The winter had faded and Spring asserted itself with a day that saw temperatures rise to testicle slow roasting levels. The kind of day where you started out wearing a winter jacket in the morning and stripping down to your underwear to drive home. The house we were working on was in the dead centre of a subdivision whose back yards all faced each other. The home owner was an elderly couple that had just returned from the annual wintering in Florida. They were both easily as tanned as I was after an entire season soaking up rays. They must have been used to hosting people frequently as the lady of the house brought out coffee in the cold morning light and egg salad sandwiches as the sun reached its zenith.
Not long after lunch, I felt the tell-tale gurgle in my stomach that started my internal clock ticking down to the time I would need to deploy my Navy SEAL team for “Operation Tootsie Roll”. It wasn’t long. A bomb was going to go off in my colon that would destroy my ass like Godzilla destroys Tokyo. I bolted for the ladder to head down off the roof but stopped as my stomach clenched up violently. I sucked my butt cheeks in tighter than every duck face selfie ever taken and shimmied down the ladder.
There was no way I could make the nearest coffee shop and I wasn’t going to drop the kids off in this ladies pool.
I scoured the yard quickly before finding a possible spot. There was a garden shed that hid a small space beside the back deck that if I dropped my coveralls and scooted backwards I could wedge my ass into it. I was in that panicked state of not wanting to shit my pants but not wanting to do it in the middle of a subdivision. My stomach made the choice for me at that point by gurgling once and then holding its breath.
I snapped my coverall straps off faster than a big breasted girl snaps off her bra at the end of the work day and frog hopped my ass back into the hole. What happened next does not need a full descriptive narrative other than to say when I straightened up it looked like someone had painted the back of the garden shed with a shotgun full of baby food. I shook my head looking behind me but not as violently as when I saw the fact I had splashed liquid sewage down the inside leg of my coveralls.
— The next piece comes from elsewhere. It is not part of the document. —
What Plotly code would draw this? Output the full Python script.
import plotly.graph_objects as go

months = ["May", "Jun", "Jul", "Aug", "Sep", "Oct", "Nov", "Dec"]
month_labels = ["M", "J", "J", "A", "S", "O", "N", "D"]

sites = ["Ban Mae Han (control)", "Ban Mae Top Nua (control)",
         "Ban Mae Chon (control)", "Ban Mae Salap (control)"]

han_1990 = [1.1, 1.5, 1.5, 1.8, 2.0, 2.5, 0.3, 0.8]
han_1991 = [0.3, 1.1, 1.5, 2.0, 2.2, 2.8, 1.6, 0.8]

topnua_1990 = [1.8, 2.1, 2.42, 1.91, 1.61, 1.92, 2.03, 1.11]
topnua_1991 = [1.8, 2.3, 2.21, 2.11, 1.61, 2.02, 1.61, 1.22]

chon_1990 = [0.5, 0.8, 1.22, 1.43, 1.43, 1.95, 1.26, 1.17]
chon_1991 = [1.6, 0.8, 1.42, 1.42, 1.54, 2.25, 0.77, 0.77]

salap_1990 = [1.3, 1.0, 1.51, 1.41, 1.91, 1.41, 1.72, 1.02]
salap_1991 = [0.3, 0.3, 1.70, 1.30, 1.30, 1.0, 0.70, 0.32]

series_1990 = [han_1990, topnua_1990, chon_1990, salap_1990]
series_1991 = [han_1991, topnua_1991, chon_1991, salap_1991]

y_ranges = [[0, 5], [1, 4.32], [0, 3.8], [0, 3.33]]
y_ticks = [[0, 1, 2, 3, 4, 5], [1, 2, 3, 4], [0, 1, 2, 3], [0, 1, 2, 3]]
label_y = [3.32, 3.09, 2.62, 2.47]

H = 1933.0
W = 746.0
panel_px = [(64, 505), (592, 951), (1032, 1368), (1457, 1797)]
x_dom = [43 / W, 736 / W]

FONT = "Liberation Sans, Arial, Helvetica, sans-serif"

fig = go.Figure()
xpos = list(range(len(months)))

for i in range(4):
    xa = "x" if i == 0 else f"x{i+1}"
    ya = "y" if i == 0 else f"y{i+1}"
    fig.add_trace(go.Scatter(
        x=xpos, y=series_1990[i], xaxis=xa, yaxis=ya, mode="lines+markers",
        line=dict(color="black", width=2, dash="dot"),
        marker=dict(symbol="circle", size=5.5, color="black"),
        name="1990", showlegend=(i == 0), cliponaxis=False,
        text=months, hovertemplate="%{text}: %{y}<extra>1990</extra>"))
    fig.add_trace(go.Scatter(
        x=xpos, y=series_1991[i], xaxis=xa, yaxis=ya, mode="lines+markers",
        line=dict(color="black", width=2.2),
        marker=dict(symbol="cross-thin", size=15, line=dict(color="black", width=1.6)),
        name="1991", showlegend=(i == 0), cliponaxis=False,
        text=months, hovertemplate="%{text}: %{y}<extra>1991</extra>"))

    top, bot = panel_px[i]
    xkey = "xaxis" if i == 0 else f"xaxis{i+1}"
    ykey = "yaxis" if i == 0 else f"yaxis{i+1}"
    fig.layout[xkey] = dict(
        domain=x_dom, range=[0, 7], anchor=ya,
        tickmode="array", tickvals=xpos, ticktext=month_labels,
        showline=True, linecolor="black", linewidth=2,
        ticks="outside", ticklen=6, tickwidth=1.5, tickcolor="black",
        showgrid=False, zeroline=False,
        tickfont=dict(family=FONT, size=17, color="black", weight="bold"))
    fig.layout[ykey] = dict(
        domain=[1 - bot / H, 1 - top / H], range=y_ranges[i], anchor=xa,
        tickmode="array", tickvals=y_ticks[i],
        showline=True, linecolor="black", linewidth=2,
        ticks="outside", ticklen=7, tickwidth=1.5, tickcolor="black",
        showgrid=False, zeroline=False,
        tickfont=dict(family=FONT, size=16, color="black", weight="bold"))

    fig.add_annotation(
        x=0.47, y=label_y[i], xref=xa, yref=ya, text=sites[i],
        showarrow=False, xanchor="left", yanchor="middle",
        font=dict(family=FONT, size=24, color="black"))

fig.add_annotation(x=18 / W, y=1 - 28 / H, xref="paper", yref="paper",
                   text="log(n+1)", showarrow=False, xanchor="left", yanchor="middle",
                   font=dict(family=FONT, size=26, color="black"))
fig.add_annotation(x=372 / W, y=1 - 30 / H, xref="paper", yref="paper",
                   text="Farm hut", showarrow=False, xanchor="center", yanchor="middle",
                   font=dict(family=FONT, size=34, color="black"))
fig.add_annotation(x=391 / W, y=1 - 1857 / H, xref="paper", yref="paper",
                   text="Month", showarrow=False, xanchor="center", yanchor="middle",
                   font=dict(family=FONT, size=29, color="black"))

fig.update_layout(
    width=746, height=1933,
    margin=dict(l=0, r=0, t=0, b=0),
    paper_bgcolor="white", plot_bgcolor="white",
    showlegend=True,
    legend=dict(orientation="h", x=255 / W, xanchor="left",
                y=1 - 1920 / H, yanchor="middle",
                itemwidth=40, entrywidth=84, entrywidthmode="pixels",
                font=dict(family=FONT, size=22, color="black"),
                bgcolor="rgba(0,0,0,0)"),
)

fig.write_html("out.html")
I groaned at the idea of having to pull them back up but it was either that or try to sneak across the yard to my truck with only a t-shirt on. With a shudder that must have looked like a dog shaking off from a dip in a septic tank, I pulled my clothes back into place. I stepped in a pool of egg salad and my own tears and heard it lap up the sides of my boots.
I shuffled towards the truck when I heard the front door open and the lady of the house emerge with a tray of coffee and cookies. My stomach rebelled again and I clenched up even tighter. If I was going to make it through the rest of the day I had to somehow get cleaned up.
“How’s everything going?” she asked with a smile as plastered on her face as the garish make up that must have been fashionable in her trailer park in Florida.
“Pretty good.” I lied as I felt something cold slide down my calf.
“Well, I thought you might like some cookies,” she said as she set the tray on a chair she clearly at on while chain-smoking “They should be okay but might be a bit stale. They were what we had before we went south.”
The realization that the eggs she had made the sandwiches with were likely as old as the cookies sent my stomach rolling in new-found panic.
“Ma’am, I believe I may have stepped in dog poop somewhere in your yard and was wondering if you had a hose I could rinse my boots off with.” I continued to lie.
“It’s right around the corner by the deck stairs.” She replied to my implied question and I shuffled in a bow-legged walk towards it. I ripped down my pants and hosed off the horror that was trapped inside. In my shit addled brain I assumed it would be easier to sit in wet pants the rest of the day as opposed to poopy ones.
I heard a lighter flick and a chair creak as the home owner sat in the opposing chair to the one with the coffee. She took a long drag off her cigarette before I heard her voice across the yard.
“If you wouldn’t mind hosing off the back of the shed when you are done I would really appreciate it.”